» PROBLEM: From the first line of the data below through the line bearing "const yTicks = [0, 0.02, 0.04, 0.06, 0.08, 0.1, 0.12];", reproduce each line exactly; do not include pictures.

» DATASET CONTENT:
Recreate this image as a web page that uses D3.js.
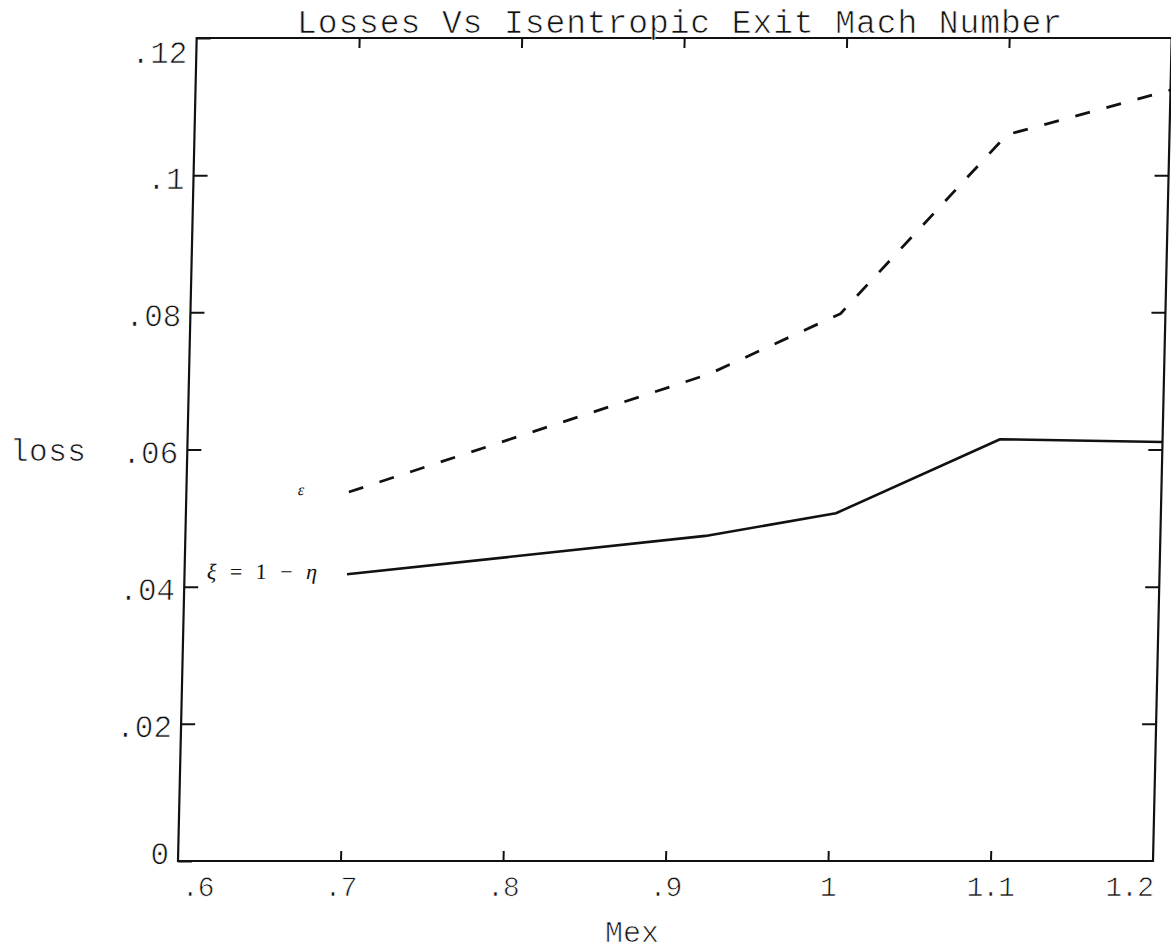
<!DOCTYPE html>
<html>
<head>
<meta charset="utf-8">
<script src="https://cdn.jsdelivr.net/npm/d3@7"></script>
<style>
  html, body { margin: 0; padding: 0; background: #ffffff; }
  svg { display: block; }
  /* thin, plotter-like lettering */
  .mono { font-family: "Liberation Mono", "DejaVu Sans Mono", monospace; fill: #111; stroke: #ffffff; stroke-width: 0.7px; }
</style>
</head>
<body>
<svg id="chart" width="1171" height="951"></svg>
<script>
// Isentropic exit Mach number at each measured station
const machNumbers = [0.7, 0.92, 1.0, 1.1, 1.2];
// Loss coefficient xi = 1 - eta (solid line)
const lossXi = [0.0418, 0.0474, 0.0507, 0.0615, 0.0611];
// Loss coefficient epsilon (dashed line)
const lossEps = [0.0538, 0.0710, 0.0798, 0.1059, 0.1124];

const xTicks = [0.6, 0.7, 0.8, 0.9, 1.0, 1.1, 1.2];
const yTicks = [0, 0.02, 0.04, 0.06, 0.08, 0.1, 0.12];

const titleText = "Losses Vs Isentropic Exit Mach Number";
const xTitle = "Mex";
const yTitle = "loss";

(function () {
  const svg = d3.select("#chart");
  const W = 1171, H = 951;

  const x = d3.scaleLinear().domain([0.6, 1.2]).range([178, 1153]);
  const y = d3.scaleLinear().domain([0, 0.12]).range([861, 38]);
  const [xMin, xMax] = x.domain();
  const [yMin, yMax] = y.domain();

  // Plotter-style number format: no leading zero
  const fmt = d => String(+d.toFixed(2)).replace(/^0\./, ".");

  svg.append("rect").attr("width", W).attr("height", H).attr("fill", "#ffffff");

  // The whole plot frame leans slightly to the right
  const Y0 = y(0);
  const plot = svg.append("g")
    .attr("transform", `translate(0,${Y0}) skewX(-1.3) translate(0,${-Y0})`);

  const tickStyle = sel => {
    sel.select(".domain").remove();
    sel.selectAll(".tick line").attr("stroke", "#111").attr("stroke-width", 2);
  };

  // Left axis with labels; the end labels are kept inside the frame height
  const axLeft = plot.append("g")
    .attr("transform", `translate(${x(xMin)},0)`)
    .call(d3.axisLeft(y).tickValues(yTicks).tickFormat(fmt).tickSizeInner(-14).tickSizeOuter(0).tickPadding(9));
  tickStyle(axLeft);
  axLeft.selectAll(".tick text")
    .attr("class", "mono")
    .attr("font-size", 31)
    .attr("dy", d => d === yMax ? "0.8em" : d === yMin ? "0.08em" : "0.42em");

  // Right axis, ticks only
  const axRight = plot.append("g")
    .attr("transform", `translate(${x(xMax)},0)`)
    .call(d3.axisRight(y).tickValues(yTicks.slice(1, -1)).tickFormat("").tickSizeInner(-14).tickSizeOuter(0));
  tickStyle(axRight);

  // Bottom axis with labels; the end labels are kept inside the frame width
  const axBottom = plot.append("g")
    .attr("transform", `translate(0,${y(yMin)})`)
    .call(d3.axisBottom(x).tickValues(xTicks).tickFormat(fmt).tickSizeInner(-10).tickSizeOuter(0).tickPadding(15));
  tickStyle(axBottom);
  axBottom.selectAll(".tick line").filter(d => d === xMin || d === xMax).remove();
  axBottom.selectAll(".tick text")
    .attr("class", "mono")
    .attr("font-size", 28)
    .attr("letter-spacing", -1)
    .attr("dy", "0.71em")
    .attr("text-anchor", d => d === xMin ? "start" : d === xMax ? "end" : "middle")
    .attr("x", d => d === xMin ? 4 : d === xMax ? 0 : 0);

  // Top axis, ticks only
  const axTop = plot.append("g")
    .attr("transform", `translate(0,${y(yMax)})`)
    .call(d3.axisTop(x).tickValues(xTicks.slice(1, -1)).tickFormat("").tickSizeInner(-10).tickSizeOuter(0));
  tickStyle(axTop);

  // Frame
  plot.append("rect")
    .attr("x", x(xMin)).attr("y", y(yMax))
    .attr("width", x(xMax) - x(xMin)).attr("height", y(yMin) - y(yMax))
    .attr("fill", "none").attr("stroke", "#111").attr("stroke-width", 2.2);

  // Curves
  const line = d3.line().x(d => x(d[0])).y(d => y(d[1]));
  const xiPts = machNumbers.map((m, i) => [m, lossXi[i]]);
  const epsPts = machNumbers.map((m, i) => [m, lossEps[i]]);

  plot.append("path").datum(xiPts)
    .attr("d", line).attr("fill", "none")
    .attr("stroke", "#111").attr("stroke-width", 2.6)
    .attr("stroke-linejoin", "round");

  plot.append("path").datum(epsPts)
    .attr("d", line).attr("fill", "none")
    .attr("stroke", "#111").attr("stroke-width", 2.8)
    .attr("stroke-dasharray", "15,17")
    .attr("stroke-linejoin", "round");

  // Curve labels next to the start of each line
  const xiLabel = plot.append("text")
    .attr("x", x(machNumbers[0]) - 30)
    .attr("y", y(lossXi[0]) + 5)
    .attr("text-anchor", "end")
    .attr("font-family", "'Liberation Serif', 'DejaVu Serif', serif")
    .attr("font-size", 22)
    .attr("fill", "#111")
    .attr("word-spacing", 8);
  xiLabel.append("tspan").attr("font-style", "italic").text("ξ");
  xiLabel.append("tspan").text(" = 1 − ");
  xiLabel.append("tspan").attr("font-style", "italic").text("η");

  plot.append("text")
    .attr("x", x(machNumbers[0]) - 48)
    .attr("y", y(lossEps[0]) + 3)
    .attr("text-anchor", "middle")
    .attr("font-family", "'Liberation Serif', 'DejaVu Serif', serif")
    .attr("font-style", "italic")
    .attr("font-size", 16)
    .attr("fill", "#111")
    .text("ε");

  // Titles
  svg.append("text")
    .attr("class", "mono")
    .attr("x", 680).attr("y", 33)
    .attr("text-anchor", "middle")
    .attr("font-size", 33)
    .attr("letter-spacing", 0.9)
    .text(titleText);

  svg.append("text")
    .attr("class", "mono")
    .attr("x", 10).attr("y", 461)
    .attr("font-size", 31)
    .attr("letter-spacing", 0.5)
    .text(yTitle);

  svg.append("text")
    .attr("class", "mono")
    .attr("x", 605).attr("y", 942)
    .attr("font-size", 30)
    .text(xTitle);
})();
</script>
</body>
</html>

» RIGHT ANSWER:
Recreate this image as a web page that uses D3.js.
<!DOCTYPE html>
<html>
<head>
<meta charset="utf-8">
<script src="https://cdn.jsdelivr.net/npm/d3@7"></script>
<style>
  html, body { margin: 0; padding: 0; background: #ffffff; }
  svg { display: block; }
  /* thin, plotter-like lettering */
  .mono { font-family: "Liberation Mono", "DejaVu Sans Mono", monospace; fill: #111; stroke: #ffffff; stroke-width: 0.7px; }
</style>
</head>
<body>
<svg id="chart" width="1171" height="951"></svg>
<script>
// Isentropic exit Mach number at each measured station
const machNumbers = [0.7, 0.92, 1.0, 1.1, 1.2];
// Loss coefficient xi = 1 - eta (solid line)
const lossXi = [0.0418, 0.0474, 0.0507, 0.0615, 0.0611];
// Loss coefficient epsilon (dashed line)
const lossEps = [0.0538, 0.0710, 0.0798, 0.1059, 0.1124];

const xTicks = [0.6, 0.7, 0.8, 0.9, 1.0, 1.1, 1.2];
const yTicks = [0, 0.02, 0.04, 0.06, 0.08, 0.1, 0.12];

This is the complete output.